The Variance Inflation Factor (VIF) values for Sales, Lead Time, and Price are all close to 1 (ranging from 1.0086 to 1.0176), suggesting that multicollinearity is not a concern in this model. This reassures me that the predictors are not redundant, but their weak individual contributions indicate that they may not be the primary drivers of inventory levels.
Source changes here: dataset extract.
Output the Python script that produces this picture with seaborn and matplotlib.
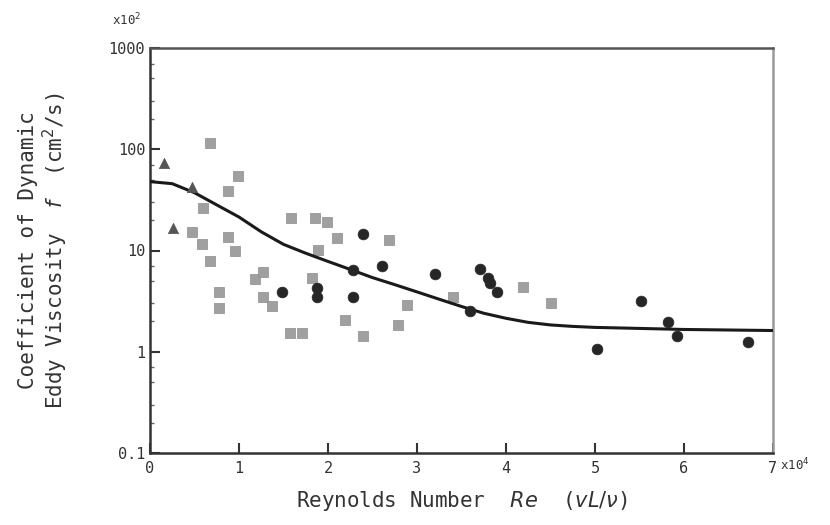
import numpy as np
import pandas as pd
import seaborn as sns
from matplotlib import pyplot as plt
from matplotlib.ticker import LogLocator, FixedLocator, NullFormatter

# data (x in units of 10^4, y in units of 10^2 cm^2/s)
gray_x = [0.67, 0.99, 0.88, 0.60, 1.58, 0.47, 0.88, 0.58, 0.67, 0.96, 1.18, 1.27, 0.78, 1.27,
          1.37, 0.78, 1.85, 1.99, 2.10, 2.69, 1.89, 1.82, 2.89, 2.19, 2.79, 1.57, 1.71, 2.39,
          4.19, 3.40, 4.51]
gray_y = [116, 55, 39, 26.5, 21, 15.4, 13.7, 11.5, 7.8, 9.8, 5.2, 6.1, 3.9, 3.5,
          2.8, 2.7, 21, 19, 13.4, 12.8, 10.2, 5.4, 2.9, 2.04, 1.82, 1.52, 1.52, 1.42,
          4.4, 3.5, 3.0]

dark_x = [1.48, 2.39, 2.28, 2.61, 3.20, 1.88, 1.88, 2.28, 3.71, 3.80, 3.82, 3.90, 3.60,
          5.02, 5.52, 5.82, 5.92, 6.72]
dark_y = [3.9, 14.7, 6.4, 7.0, 5.8, 4.3, 3.5, 3.5, 6.5, 5.4, 4.8, 3.9, 2.5,
          1.06, 3.15, 1.95, 1.42, 1.24]

tri_x = [0.16, 0.47, 0.26]
tri_y = [73.6, 42.7, 16.5]

curve_x = [0.0, 0.25, 0.5, 0.75, 1.0, 1.25, 1.5, 1.75, 2.0, 2.25, 2.5, 2.75, 3.0,
           3.25, 3.5, 3.75, 4.0, 4.25, 4.5, 4.75, 5.0, 5.5, 6.0, 7.0]
curve_y = [47.9, 45.7, 37.2, 28.2, 21.4, 15.3, 11.5, 9.4, 7.8, 6.5, 5.4, 4.6, 3.9,
           3.3, 2.8, 2.4, 2.14, 1.95, 1.84, 1.78, 1.74, 1.70, 1.66, 1.62]

gray_df = pd.DataFrame({'Re': gray_x, 'nu': gray_y})
dark_df = pd.DataFrame({'Re': dark_x, 'nu': dark_y})
tri_df = pd.DataFrame({'Re': tri_x, 'nu': tri_y})
curve_df = pd.DataFrame({'Re': curve_x, 'nu': curve_y})

sns.set_style("ticks")
plt.rcParams['font.family'] = ['DejaVu Sans Mono', 'DejaVu Sans']
plt.rcParams['mathtext.fontset'] = 'dejavusans'

fig = plt.figure(figsize=(8.3, 5.25), dpi=100)
ax = fig.add_axes([150 / 830, 1 - 453 / 525, 623 / 830, 405 / 525])

sns.lineplot(data=curve_df, x='Re', y='nu', ax=ax, color='#1a1a1a', linewidth=2.2,
             sort=True, zorder=3)
sns.scatterplot(data=gray_df, x='Re', y='nu', ax=ax, color='#a0a0a0', marker='s',
                s=55, edgecolor='#8c8c8c', linewidth=0.5, zorder=2)
sns.scatterplot(data=dark_df, x='Re', y='nu', ax=ax, color='#262626', marker='o',
                s=60, edgecolor='#262626', linewidth=0.5, zorder=4)
sns.scatterplot(data=tri_df, x='Re', y='nu', ax=ax, color='#555555', marker='^',
                s=55, edgecolor='#555555', linewidth=0.5, zorder=4)

ax.set_yscale('log')
ax.set_xlim(0, 7)
ax.set_ylim(0.1, 1000)
ax.xaxis.set_major_locator(FixedLocator(range(8)))
ax.set_yticks([0.1, 1, 10, 100, 1000])
ax.set_yticklabels(['0.1', '1', '10', '100', '1000'])
ax.yaxis.set_minor_locator(LogLocator(base=10, subs=[2, 3, 5, 7]))
ax.yaxis.set_minor_formatter(NullFormatter())
ax.tick_params(axis='both', which='major', direction='in', length=7, width=1.5,
               labelsize=11, colors='#333333')
ax.tick_params(axis='y', which='minor', direction='in', length=3, width=1, colors='#666666')
ax.tick_params(axis='x', pad=6)

for side in ['left', 'bottom']:
    ax.spines[side].set_color('#333333')
    ax.spines[side].set_linewidth(1.8)
ax.spines['top'].set_visible(True)
ax.spines['top'].set_color('#555555')
ax.spines['top'].set_linewidth(1.8)
ax.spines['right'].set_visible(True)
ax.spines['right'].set_color('#9a9a9a')
ax.spines['right'].set_linewidth(1.8)

ax.set_xlabel('Reynolds Number  $Re$  ($vL/\\nu$)', fontsize=15, color='#333333', labelpad=9)
ax.set_ylabel('Coefficient of Dynamic\nEddy Viscosity  $f$  (cm$^2$/s)', fontsize=15,
              color='#333333', labelpad=28, linespacing=1.1)

fig.text(112 / 830, 1 - 20 / 525, 'x10$^2$', fontsize=9, color='#333333', va='center')
fig.text(780 / 830, 1 - 465 / 525, 'x10$^4$', fontsize=9, color='#333333', va='center')

fig.savefig('out.png', dpi=100, facecolor='white')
From my perspective, these results suggest that Sales, Lead Time, and Price are not strong predictors of Inventory Levels in this dataset. Other factors, such as demand fluctuations, seasonal trends, or supplier constraints, might play a more significant role. The significant intercept highlights a baseline inventory level that exists independently of the included predictors. Moving forward, it would be necessary to explore additional variables or alternative modeling approaches to improve predictive accuracy for inventory management. This task highlights the importance of carefully selecting relevant features to develop more meaningful and reliable models.

Task 2: Optimization

  • Use model coefficients to optimize inventory levels for peak sales seasons.
# Use coefficients to optimize inventory levels
optimized_inventory <- predict(multi_reg_model, newdata = data.frame(
  Sales = c(1000, 1500),
  Lead_Time_Days = c(5, 7),  # Corrected column name
  Price = c(20, 25)
))

optimized_inventory
##        1        2 
## 471.8124 477.1027

Using the coefficients from the multiple regression model, I predicted inventory levels for peak sales scenarios. The predictions yielded inventory levels of approximately 471.81 units for a sales volume of 1,000 and 477.10 units for a sales volume of 1,500, given the specified lead times (5 and 7 days) and prices (20 and 25). From my perspective, these results offer a baseline for planning inventory during high-demand periods. However, given the weak performance of the regression model (as indicated by the low \(R^2\)), these predictions should be interpreted cautiously. The small difference in predicted inventory levels despite significant changes in sales suggests the model may not fully capture the factors driving inventory needs.

To minimize stockouts, the predicted values could be adjusted upward by incorporating safety stock levels based on historical demand variability. Conversely, to reduce overstock, real-time monitoring of seasonality indices or adjustments based on market trends may be necessary. Additionally, integrating other factors such as supplier constraints or storage capacity could further refine these inventory predictions. This highlights the importance of supplementing model outputs with domain knowledge and contextual adjustments for effective inventory management.

Conclusion

This final project showcased a comprehensive application of statistical modeling, data visualization, and regression analysis to tackle key challenges in retail data analysis. By fitting distributions to key variables such as Sales, Inventory Levels, and Lead Time, I gained insights into their variability and patterns. Probability analysis and independence testing highlighted the weak relationships among variables like Sales and Price, emphasizing the need for additional factors to explain sales behavior effectively.

Regression modeling further revealed the limitations of using a linear approach to predict Inventory Levels, as the low \(R^2\) value indicated that the chosen predictors (Sales, Lead Time, and Price) did not capture enough variance. While the optimization task provided a baseline for inventory planning, it also underscored the importance of integrating additional predictors or using alternative modeling approaches to improve accuracy.

From my perspective, this project highlighted the critical role of exploratory data analysis, statistical validation, and contextual understanding in creating meaningful business insights. Future efforts could focus on incorporating external factors, such as seasonality indices or marketing efforts, to improve the predictive power of the models. Overall, this project reinforced the value of data-driven strategies in solving complex retail challenges and laid a solid foundation for further analysis and improvement.